A fifth of all fatalities on the road involve new drivers and those travelling with them. Furthermore, at the age of eighteen, a driver will be three times more likely to crash than someone who is twenty years their senior. It is these facts that are leading the government to look at changing many of the laws governing how young people learn to drive and indeed the way in which they are able to drive after they first pass their test.
Whilst being restricted to day time driving is one option, along with having a limit on the number of passengers that can be carried, one of the biggest changes is likely to be a minimum learning period, something that could significantly alter the way in which individuals are taught to drive.
Many driving instructors find it hard to be competitive, having high overheads and a great deal of competition from other driving schools. Furthermore, reducing prices can lead to more long-term problems, and if instructors cannot guarantee work, then they may find that, in the long-term, such a venture simply is not financially viable.
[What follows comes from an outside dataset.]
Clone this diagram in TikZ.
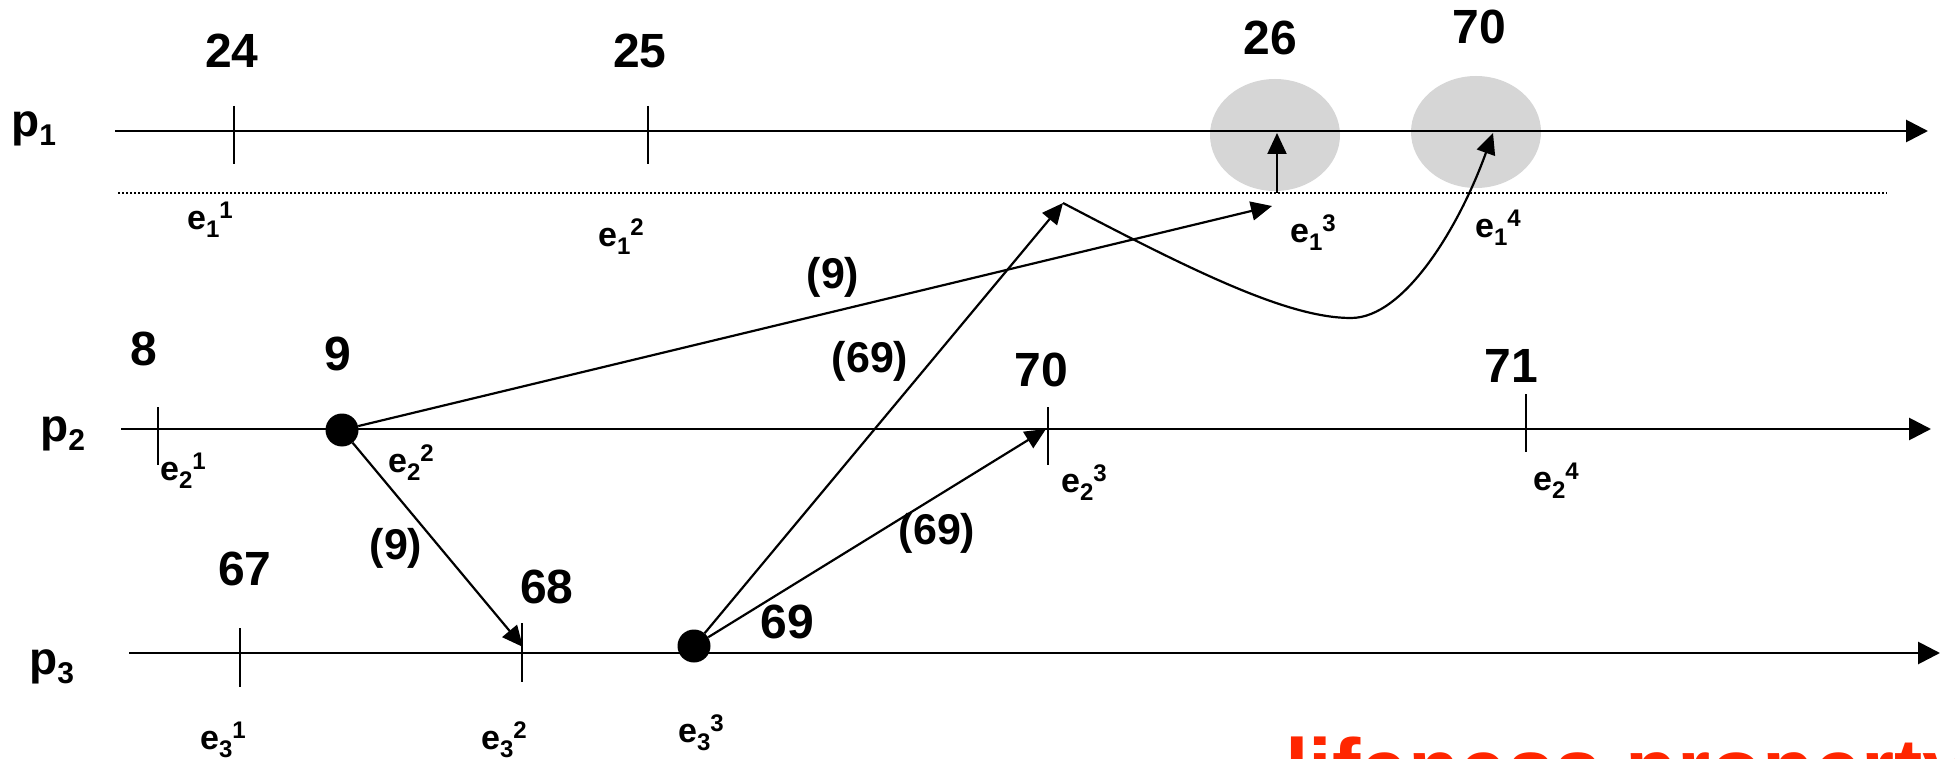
\documentclass[tikz,border=0pt]{standalone}
\usepackage{fontspec}
\setmainfont{Liberation Sans}
\usetikzlibrary{arrows.meta,shapes.geometric}
\definecolor{livred}{RGB}{255,38,0}
\definecolor{haloGray}{RGB}{214,214,214}
\newcommand{\evlab}[2]{{\fontsize{34}{34}\selectfont e}\raisebox{-8pt}{\fontsize{24}{24}\selectfont #1}\raisebox{11pt}{\fontsize{24}{24}\selectfont #2}}
\newcommand{\plab}[1]{{\fontsize{46}{46}\selectfont p}\raisebox{-9pt}{\fontsize{30}{30}\selectfont #1}}
\begin{document}
\begin{tikzpicture}[x=1pt,y=-1pt,
  num/.style={font={\bfseries\fontsize{48}{48}\selectfont}, inner sep=0pt},
  msglab/.style={font={\bfseries\fontsize{43}{43}\selectfont}, inner sep=0pt},
  evl/.style={font=\bfseries, inner sep=0pt, anchor=base west},
  plabel/.style={font=\bfseries, inner sep=0pt, anchor=base west},
  timeline/.style={line width=2.8pt, -{Triangle[length=22pt,width=22pt]}},
  tickmark/.style={line width=2.2pt},
  msg/.style={line width=2.2pt, -{Triangle[length=21pt,width=19pt]}},
  dotline/.style={line width=2.2pt, dash pattern=on 2pt off 2pt},
  dot/.style={circle, fill=black, inner sep=0pt, minimum size=33pt},
  haloshape/.style={ellipse, fill=haloGray, inner sep=0pt, minimum width=130pt, minimum height=112pt},
  redtext/.style={font={\bfseries\fontsize{85}{85}\selectfont}, text=livred, inner sep=0pt, anchor=base west}]
\useasboundingbox (0,0) rectangle (1955,759);
\clip (0,0) rectangle (1955,759);

% highlight ellipses
\node[haloshape] (h26) at (1275,135) {};
\node[haloshape] (h70) at (1476,132) {};

% process labels
\node[plabel] (lp1) at (11,137) {\plab{1}};
\node[plabel] (lp2) at (40,441) {\plab{2}};
\node[plabel] (lp3) at (29,674) {\plab{3}};

% timelines
\coordinate (p1s) at (115,131); \coordinate (p1e) at (1928,131);
\coordinate (p2s) at (121,429); \coordinate (p2e) at (1931,429);
\coordinate (p3s) at (129,653); \coordinate (p3e) at (1940,653);
\draw[timeline] (p1s) -- (p1e);
\draw[timeline] (p2s) -- (p2e);
\draw[timeline] (p3s) -- (p3e);

% dotted line under p1
\coordinate (dls) at (118,193); \coordinate (dle) at (1887,193);
\draw[dotline] (dls) -- (dle);

% ticks
\draw[tickmark] (234,106) -- (234,164);
\draw[tickmark] (648,106) -- (648,164);
\draw[tickmark] (158,407) -- (158,465);
\draw[tickmark] (1048,407) -- (1048,465);
\draw[tickmark] (1526,394) -- (1526,452);
\draw[tickmark] (240,628) -- (240,687);
\draw[tickmark] (522,623) -- (522,682);

% event dots
\node[dot] (d22) at (342,430) {};
\node[dot] (d33) at (694,646) {};

% messages
\coordinate (r13) at (1272,206);
\coordinate (r32) at (523,647);
\coordinate (r23) at (1046,429);
\coordinate (via) at (1063,203);
\coordinate (r14) at (1493,133);
\coordinate (b13) at (1277,193);
\coordinate (a13) at (1277,133);
\draw[msg] (d22) -- (r13);
\draw[msg] (d22) -- (r32);
\draw[msg] (d33) -- (r23);
\draw[msg] (d33) -- (via);
\draw[msg] (via) .. controls (1200,275) and (1290,318) .. (1351,318)
              .. controls (1405,318) and (1460,225) .. (r14);
\draw[msg] (b13) -- (a13);

% clock values
\node[num] (n24) at (232,51) {24};
\node[num] (n25) at (640,51) {25};
\node[num] (n26) at (1270,38) {26};
\node[num] (n70a) at (1479,27) {70};
\node[num] (n8) at (144,349) {8};
\node[num] (n9) at (338,354) {9};
\node[num] (n70b) at (1041,370) {70};
\node[num] (n71) at (1511,366) {71};
\node[num] (n67) at (245,569) {67};
\node[num] (n68) at (547,587) {68};
\node[num] (n69) at (787,622) {69};

% message timestamps
\node[msglab] (m9a) at (833,277) {(9)};
\node[msglab] (m9b) at (396,548) {(9)};
\node[msglab] (m69a) at (870,361) {(69)};
\node[msglab] (m69b) at (937,533) {(69)};

% event labels
\node[evl] (e11) at (187,230) {\evlab{1}{1}};
\node[evl] (e12) at (598,247) {\evlab{1}{2}};
\node[evl] (e13) at (1290,243) {\evlab{1}{3}};
\node[evl] (e14) at (1475,238) {\evlab{1}{4}};
\node[evl] (e21) at (160,480) {\evlab{2}{1}};
\node[evl] (e22) at (388,472) {\evlab{2}{2}};
\node[evl] (e23) at (1061,492) {\evlab{2}{3}};
\node[evl] (e24) at (1533,490) {\evlab{2}{4}};
\node[evl] (e31) at (200,749) {\evlab{3}{1}};
\node[evl] (e32) at (481,749) {\evlab{3}{2}};
\node[evl] (e33) at (678,742) {\evlab{3}{3}};

% red caption (cut off by the frame, as in the reference)
\node[redtext] (cap) at (1285,798) {lifeness property};
\end{tikzpicture}
\end{document}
If the government’s proposed changes are implemented, instructors will have a guaranteed number of lessons for each student, and will not have to worry about individuals trying for their test too soon – when they are not ready and when they have not allowed the instructor to recoup their overheads. In turn, instructors may also be able to charge more to get students up to what might eventually be a more rigorously tested standard.
It may also eventually have an effect on ADI insurance. With longer to get individuals up to a certain level, it may be the case that fewer accidents occur and that in turn the cost of policies may ultimately drop for instructors.
In short, if the proposals are put into action, instructors’ lives will be easier, and it may even mean that those who have previously considered looking at driving instructor insurance in the past to set up their own school may be able to do so without too much fear of being able to keep customers for as long as they need to for their venture to be a viable success.